> **Your instructions**:
Can you print the data exactly and leave out each image?

— Start —

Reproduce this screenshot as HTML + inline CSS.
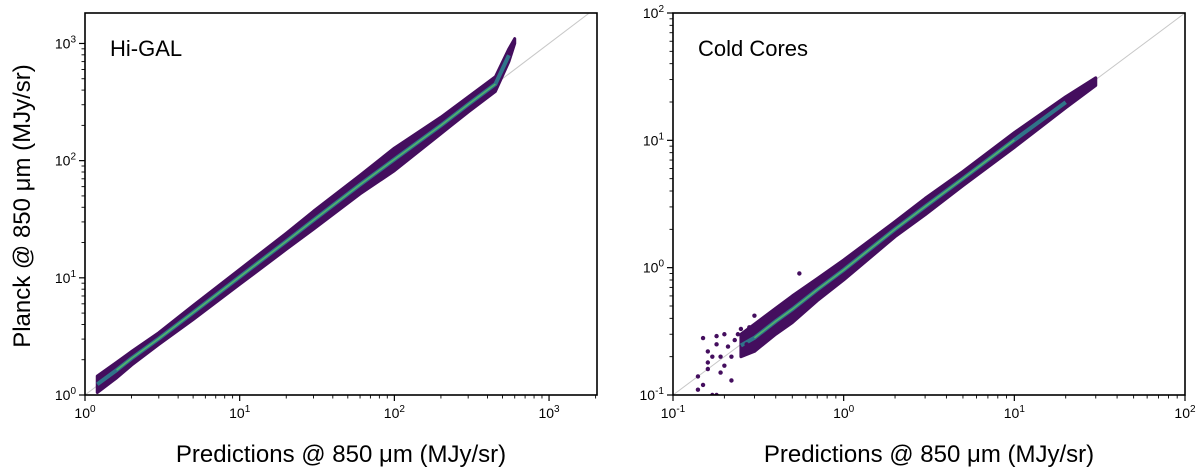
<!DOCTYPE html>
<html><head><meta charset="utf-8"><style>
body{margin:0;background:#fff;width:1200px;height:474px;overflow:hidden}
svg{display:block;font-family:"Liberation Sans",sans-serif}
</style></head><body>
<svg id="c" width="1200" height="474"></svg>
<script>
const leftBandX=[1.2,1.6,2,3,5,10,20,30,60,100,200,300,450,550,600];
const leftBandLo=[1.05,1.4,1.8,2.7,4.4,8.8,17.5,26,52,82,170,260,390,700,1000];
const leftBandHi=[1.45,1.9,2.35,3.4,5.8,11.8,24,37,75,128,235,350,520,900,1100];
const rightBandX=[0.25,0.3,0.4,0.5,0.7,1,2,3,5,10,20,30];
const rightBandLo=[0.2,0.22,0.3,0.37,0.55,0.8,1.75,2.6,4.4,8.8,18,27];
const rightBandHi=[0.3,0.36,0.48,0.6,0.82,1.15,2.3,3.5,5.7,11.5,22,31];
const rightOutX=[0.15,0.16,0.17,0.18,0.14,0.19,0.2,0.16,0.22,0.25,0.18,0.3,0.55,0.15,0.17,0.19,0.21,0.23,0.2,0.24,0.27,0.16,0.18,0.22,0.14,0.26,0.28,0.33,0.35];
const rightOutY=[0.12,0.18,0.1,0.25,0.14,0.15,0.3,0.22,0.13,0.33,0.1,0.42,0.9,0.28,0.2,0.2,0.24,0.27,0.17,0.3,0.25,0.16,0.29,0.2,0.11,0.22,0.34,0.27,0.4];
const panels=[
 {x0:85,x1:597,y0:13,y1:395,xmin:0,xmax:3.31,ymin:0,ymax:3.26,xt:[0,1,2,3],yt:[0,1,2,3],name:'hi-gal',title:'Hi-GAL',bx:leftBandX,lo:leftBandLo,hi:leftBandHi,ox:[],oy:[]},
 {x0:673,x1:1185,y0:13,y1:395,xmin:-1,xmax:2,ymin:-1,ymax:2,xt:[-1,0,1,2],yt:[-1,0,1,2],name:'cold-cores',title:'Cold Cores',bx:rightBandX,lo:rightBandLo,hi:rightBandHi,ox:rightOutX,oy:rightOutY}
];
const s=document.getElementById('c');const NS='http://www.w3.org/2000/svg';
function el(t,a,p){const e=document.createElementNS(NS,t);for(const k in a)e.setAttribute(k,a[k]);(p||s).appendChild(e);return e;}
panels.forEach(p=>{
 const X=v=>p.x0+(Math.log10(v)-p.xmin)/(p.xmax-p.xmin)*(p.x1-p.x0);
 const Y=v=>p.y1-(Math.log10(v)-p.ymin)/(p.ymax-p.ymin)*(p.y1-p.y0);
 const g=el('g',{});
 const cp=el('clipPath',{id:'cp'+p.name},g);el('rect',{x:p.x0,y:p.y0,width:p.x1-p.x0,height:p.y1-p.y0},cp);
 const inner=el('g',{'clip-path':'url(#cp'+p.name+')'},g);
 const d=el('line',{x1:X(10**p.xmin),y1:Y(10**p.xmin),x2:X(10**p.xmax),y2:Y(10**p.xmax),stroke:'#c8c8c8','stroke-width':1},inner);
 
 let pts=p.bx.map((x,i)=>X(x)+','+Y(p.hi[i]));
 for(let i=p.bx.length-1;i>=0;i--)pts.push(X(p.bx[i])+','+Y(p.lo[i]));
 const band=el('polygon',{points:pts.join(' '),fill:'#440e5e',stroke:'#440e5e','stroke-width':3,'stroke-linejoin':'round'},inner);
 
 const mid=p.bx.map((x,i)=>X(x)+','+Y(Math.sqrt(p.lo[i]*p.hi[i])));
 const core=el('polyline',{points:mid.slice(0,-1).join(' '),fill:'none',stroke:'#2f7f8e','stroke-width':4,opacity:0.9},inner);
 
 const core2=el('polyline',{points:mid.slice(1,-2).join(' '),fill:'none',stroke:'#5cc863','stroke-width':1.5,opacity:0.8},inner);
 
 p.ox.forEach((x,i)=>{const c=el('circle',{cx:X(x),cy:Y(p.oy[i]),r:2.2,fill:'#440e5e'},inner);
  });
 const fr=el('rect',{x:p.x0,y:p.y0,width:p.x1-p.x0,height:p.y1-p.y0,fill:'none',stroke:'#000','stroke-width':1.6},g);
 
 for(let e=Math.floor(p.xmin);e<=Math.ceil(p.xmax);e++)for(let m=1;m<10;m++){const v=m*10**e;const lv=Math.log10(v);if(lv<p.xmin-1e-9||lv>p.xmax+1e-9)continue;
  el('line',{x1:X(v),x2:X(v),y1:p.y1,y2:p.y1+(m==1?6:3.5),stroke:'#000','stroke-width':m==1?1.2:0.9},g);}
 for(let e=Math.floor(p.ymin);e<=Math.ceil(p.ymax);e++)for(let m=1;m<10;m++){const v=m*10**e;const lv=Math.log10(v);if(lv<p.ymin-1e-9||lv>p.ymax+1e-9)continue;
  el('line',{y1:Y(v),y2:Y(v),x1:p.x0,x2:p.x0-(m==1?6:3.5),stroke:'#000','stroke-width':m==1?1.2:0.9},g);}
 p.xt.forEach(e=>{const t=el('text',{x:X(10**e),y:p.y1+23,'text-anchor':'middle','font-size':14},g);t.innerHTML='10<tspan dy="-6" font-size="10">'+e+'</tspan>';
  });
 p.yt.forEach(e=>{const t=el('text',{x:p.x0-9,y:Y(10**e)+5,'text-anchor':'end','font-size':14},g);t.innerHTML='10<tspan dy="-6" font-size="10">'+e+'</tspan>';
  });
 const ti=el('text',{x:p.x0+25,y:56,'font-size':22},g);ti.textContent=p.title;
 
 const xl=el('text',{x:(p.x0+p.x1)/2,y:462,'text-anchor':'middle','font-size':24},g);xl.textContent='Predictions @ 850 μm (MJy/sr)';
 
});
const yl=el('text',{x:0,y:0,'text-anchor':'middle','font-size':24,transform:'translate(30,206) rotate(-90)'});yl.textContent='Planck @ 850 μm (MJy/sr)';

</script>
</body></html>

— End —

> **Response**:
Reproduce this screenshot as HTML + inline CSS.
<!DOCTYPE html>
<html><head><meta charset="utf-8"><style>
body{margin:0;background:#fff;width:1200px;height:474px;overflow:hidden}
svg{display:block;font-family:"Liberation Sans",sans-serif}
</style></head><body>
<svg id="c" width="1200" height="474"></svg>
<script>
const leftBandX=[1.2,1.6,2,3,5,10,20,30,60,100,200,300,450,550,600];
const leftBandLo=[1.05,1.4,1.8,2.7,4.4,8.8,17.5,26,52,82,170,260,390,700,1000];
const leftBandHi=[1.45,1.9,2.35,3.4,5.8,11.8,24,37,75,128,235,350,520,900,1100];
const rightBandX=[0.25,0.3,0.4,0.5,0.7,1,2,3,5,10,20,30];
const rightBandLo=[0.2,0.22,0.3,0.37,0.55,0.8,1.75,2.6,4.4,8.8,18,27];
const rightBandHi=[0.3,0.36,0.48,0.6,0.82,1.15,2.3,3.5,5.7,11.5,22,31];
const rightOutX=[0.15,0.16,0.17,0.18,0.14,0.19,0.2,0.16,0.22,0.25,0.18,0.3,0.55,0.15,0.17,0.19,0.21,0.23,0.2,0.24,0.27,0.16,0.18,0.22,0.14,0.26,0.28,0.33,0.35];
const rightOutY=[0.12,0.18,0.1,0.25,0.14,0.15,0.3,0.22,0.13,0.33,0.1,0.42,0.9,0.28,0.2,0.2,0.24,0.27,0.17,0.3,0.25,0.16,0.29,0.2,0.11,0.22,0.34,0.27,0.4];
const panels=[
 {x0:85,x1:597,y0:13,y1:395,xmin:0,xmax:3.31,ymin:0,ymax:3.26,xt:[0,1,2,3],yt:[0,1,2,3],name:'hi-gal',title:'Hi-GAL',bx:leftBandX,lo:leftBandLo,hi:leftBandHi,ox:[],oy:[]},
 {x0:673,x1:1185,y0:13,y1:395,xmin:-1,xmax:2,ymin:-1,ymax:2,xt:[-1,0,1,2],yt:[-1,0,1,2],name:'cold-cores',title:'Cold Cores',bx:rightBandX,lo:rightBandLo,hi:rightBandHi,ox:rightOutX,oy:rightOutY}
];
const s=document.getElementById('c');const NS='http://www.w3.org/2000/svg';
function el(t,a,p){const e=document.createElementNS(NS,t);for(const k in a)e.setAttribute(k,a[k]);(p||s).appendChild(e);return e;}
panels.forEach(p=>{
 const X=v=>p.x0+(Math.log10(v)-p.xmin)/(p.xmax-p.xmin)*(p.x1-p.x0);
 const Y=v=>p.y1-(Math.log10(v)-p.ymin)/(p.ymax-p.ymin)*(p.y1-p.y0);
 const g=el('g',{});
 const cp=el('clipPath',{id:'cp'+p.name},g);el('rect',{x:p.x0,y:p.y0,width:p.x1-p.x0,height:p.y1-p.y0},cp);
 const inner=el('g',{'clip-path':'url(#cp'+p.name+')'},g);
 const d=el('line',{x1:X(10**p.xmin),y1:Y(10**p.xmin),x2:X(10**p.xmax),y2:Y(10**p.xmax),stroke:'#c8c8c8','stroke-width':1},inner);
 
 let pts=p.bx.map((x,i)=>X(x)+','+Y(p.hi[i]));
 for(let i=p.bx.length-1;i>=0;i--)pts.push(X(p.bx[i])+','+Y(p.lo[i]));
 const band=el('polygon',{points:pts.join(' '),fill:'#440e5e',stroke:'#440e5e','stroke-width':3,'stroke-linejoin':'round'},inner);
 
 const mid=p.bx.map((x,i)=>X(x)+','+Y(Math.sqrt(p.lo[i]*p.hi[i])));
 const core=el('polyline',{points:mid.slice(0,-1).join(' '),fill:'none',stroke:'#2f7f8e','stroke-width':4,opacity:0.9},inner);
 
 const core2=el('polyline',{points:mid.slice(1,-2).join(' '),fill:'none',stroke:'#5cc863','stroke-width':1.5,opacity:0.8},inner);
 
 p.ox.forEach((x,i)=>{const c=el('circle',{cx:X(x),cy:Y(p.oy[i]),r:2.2,fill:'#440e5e'},inner);
  });
 const fr=el('rect',{x:p.x0,y:p.y0,width:p.x1-p.x0,height:p.y1-p.y0,fill:'none',stroke:'#000','stroke-width':1.6},g);
 
 for(let e=Math.floor(p.xmin);e<=Math.ceil(p.xmax);e++)for(let m=1;m<10;m++){const v=m*10**e;const lv=Math.log10(v);if(lv<p.xmin-1e-9||lv>p.xmax+1e-9)continue;
  el('line',{x1:X(v),x2:X(v),y1:p.y1,y2:p.y1+(m==1?6:3.5),stroke:'#000','stroke-width':m==1?1.2:0.9},g);}
 for(let e=Math.floor(p.ymin);e<=Math.ceil(p.ymax);e++)for(let m=1;m<10;m++){const v=m*10**e;const lv=Math.log10(v);if(lv<p.ymin-1e-9||lv>p.ymax+1e-9)continue;
  el('line',{y1:Y(v),y2:Y(v),x1:p.x0,x2:p.x0-(m==1?6:3.5),stroke:'#000','stroke-width':m==1?1.2:0.9},g);}
 p.xt.forEach(e=>{const t=el('text',{x:X(10**e),y:p.y1+23,'text-anchor':'middle','font-size':14},g);t.innerHTML='10<tspan dy="-6" font-size="10">'+e+'</tspan>';
  });
 p.yt.forEach(e=>{const t=el('text',{x:p.x0-9,y:Y(10**e)+5,'text-anchor':'end','font-size':14},g);t.innerHTML='10<tspan dy="-6" font-size="10">'+e+'</tspan>';
  });
 const ti=el('text',{x:p.x0+25,y:56,'font-size':22},g);ti.textContent=p.title;
 
 const xl=el('text',{x:(p.x0+p.x1)/2,y:462,'text-anchor':'middle','font-size':24},g);xl.textContent='Predictions @ 850 μm (MJy/sr)';
 
});
const yl=el('text',{x:0,y:0,'text-anchor':'middle','font-size':24,transform:'translate(30,206) rotate(-90)'});yl.textContent='Planck @ 850 μm (MJy/sr)';

</script>
</body></html>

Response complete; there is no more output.